Erika Lee. Photo by Lisa Miller

3 min read

Erika Lee will join the Faculty of Arts and Sciences as the second hire of senior faculty dedicated to teaching and scholarship of ethnicity, indigeneity, and migration (EIM). An award-winning historian and expert on Asian American history and immigration, Lee will begin her role as the inaugural Bae Family Professor of History in July 2023, but will be on leave until the following summer.

The granddaughter of Chinese immigrants, Lee grew up in the San Francisco Bay area and attended Tufts University. She earned her Ph.D. from University of California, Berkeley. She currently teaches American history at the University of Minnesota where she also serves as director of the school’s Immigration History Research Center. She had authored four award-winning books on U.S. immigration and Asian American history, including “The Making of Asian America: A History” and “America for Americans: A History of Xenophobia in the United States.”

“I am incredibly honored to join Harvard’s History Department and to continue the decades of work by students, alumni, and faculty to build Ethnic Studies at Harvard,” said Lee, who will also be a Radcliffe Alumnae Professor at the Radcliffe Institute.
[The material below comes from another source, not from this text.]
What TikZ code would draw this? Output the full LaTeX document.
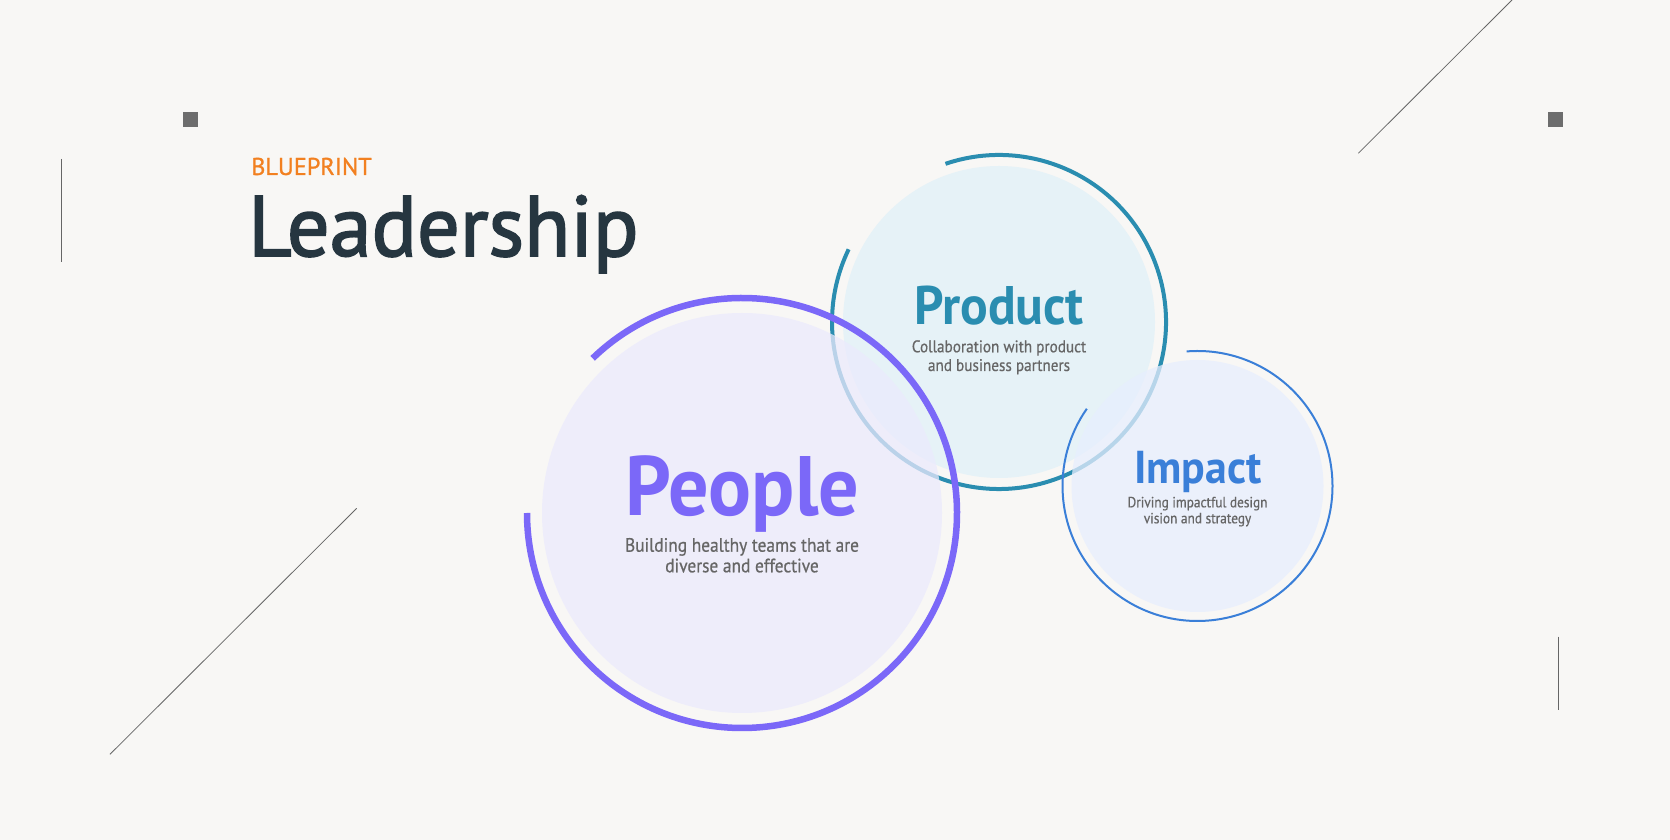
\documentclass[tikz,border=0pt]{standalone}
\usepackage{fontspec}
\setmainfont{PT Sans}
\newfontfamily\bluefont[FakeBold=1]{PT Sans}
\newfontfamily\leadfont[FakeStretch=0.985,FakeBold=2]{PT Sans}
\newfontfamily\circfont[FakeStretch=0.95]{PT Sans}
\newfontfamily\descfont[FakeStretch=0.9,FakeBold=0.6]{PT Sans}
\definecolor{bgcol}{HTML}{F8F7F5}
\definecolor{linecol}{HTML}{666666}
\definecolor{sqcol}{HTML}{6D6D6D}
\definecolor{titlecol}{HTML}{263640}
\definecolor{orangecol}{HTML}{F28020}
\definecolor{desccol}{HTML}{666666}
\definecolor{peoplecol}{HTML}{7B68F8}
\definecolor{peoplefill}{HTML}{EBEAFD}
\definecolor{productcol}{HTML}{2A8DB0}
\definecolor{productfill}{HTML}{E6F2F7}
\definecolor{impactcol}{HTML}{3A7FD8}
\definecolor{impactfill}{HTML}{E7EEFE}

\begin{document}
\begin{tikzpicture}[x=1pt,y=1pt,
    every node/.style={inner sep=0pt},
    deco/.style={draw=linecol,line width=1pt},
    desc/.style={text=desccol,align=center,anchor=base}]
\fill[bgcol] (0,0) rectangle (1670,840);
\useasboundingbox (0,0) rectangle (1670,840);
% frame marks
\foreach \x in {183,1548} {\fill[sqcol] (\x,713) rectangle ++(15,15);}
\coordinate (v1) at (61.3,681); \coordinate (v2) at (61.3,578.3);
\coordinate (v3) at (1558.3,203.3); \coordinate (v4) at (1558.3,130);
\coordinate (d1) at (1358.3,686.7); \coordinate (d2) at (1512,840);
\coordinate (d3) at (110,85.7); \coordinate (d4) at (356.7,331.7);
\draw[deco] (v1) -- (v2);
\draw[deco] (v3) -- (v4);
\draw[deco,line width=0.8pt] (d1) -- (d2);
\draw[deco,line width=0.8pt] (d3) -- (d4);
% heading
\node[anchor=base west,text=orangecol,font=\bluefont\fontsize{24.3}{28}\selectfont] (blue) at (251,665) {BLUEPRINT};
\node[anchor=base west,text=titlecol,font=\leadfont\fontsize{85.7}{90}\selectfont] (lead) at (248,584) {Leadership};
% circles
\coordinate (cprod) at (999,518);
\coordinate (cpeop) at (742,327);
\coordinate (cimp) at (1197.5,354);
\fill[productfill] (cprod) circle (156);
\draw[productcol,line width=4pt] (cprod) ++(108.7:167) arc[start angle=108.7,end angle=-205.8,radius=167];
\fill[peoplefill,opacity=0.75] (cpeop) circle (200);
\draw[peoplecol,line width=6.5pt] (cpeop) ++(134:215) arc[start angle=134,end angle=-180,radius=215];
\fill[impactfill,opacity=0.75] (cimp) circle (126);
\draw[impactcol,line width=2pt] (cimp) ++(94.6:135) arc[start angle=94.6,end angle=-214.9,radius=135];
% labels
\node[anchor=base,text=peoplecol,font=\circfont\fontsize{84.3}{90}\selectfont\bfseries] (peop) at (742.5,324) {People};
\node[desc,font=\descfont\fontsize{19.3}{20.6}\selectfont] (peopd) at (742,267.7) {Building healthy teams that are\\diverse and effective};
\node[anchor=base,text=productcol,font=\circfont\fontsize{54.3}{60}\selectfont\bfseries] (prod) at (999,515) {Product};
\node[desc,font=\descfont\fontsize{16.9}{18.7}\selectfont] (prodd) at (999,469) {Collaboration with product\\and business partners};
\node[anchor=base,text=impactcol,font=\circfont\fontsize{46.1}{50}\selectfont\bfseries] (imp) at (1197.8,356) {Impact};
\node[desc,font=\descfont\fontsize{14.8}{16}\selectfont] (impd) at (1197.5,316.7) {Driving impactful design\\vision and strategy};
\end{tikzpicture}
\end{document}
Lee’s appointment builds on Edgerley Dean of the FAS Claudine Gay’s efforts to amplify teaching and research on racial and ethnic inequality. In April, Taeku Lee joined the faculty as the first Bae Family Professor of Government. Vivek Bald, whose work examines histories of migration to the Department of African and African American Studies, is the first Harvard College Visiting Professor in EIM . Gay has also expanded the Inequality in America postdoctoral fellowship program to four (previously two) early career scholars whose work focuses specifically on racial and ethnic inequality.
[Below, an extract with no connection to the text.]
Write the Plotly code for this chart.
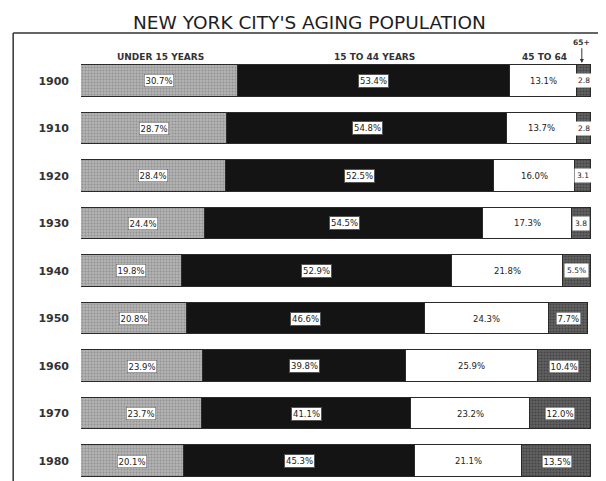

Social Science Dean Lawrence D. Bobo called Erika Lee an “institution builder.”

“Erika Lee is a trailing blazing historian of the Asian American experience. There is no voice of greater authority in this domain. Moreover, she brings a keen and critical eye to recent anti-Asian, Anti-immigrant and Xenophobic movements in the U.S. She is a truly powerful writer and voice, with wide influence across the social sciences and humanities. Erika Lee is exactly the sort of eminent and impactful scholar Dean Gay had hoped to attract with the Ethnicity, Indigeneity and Migration cluster hire,” he said.

The Bae Family Professorship is part of a recent larger gift from Asian American alumni to support Asian American Studies. In addition to supporting the cluster EIM hire, it will invest in EIM visiting scholars as well as the Inequality in America postdoctoral fellow program.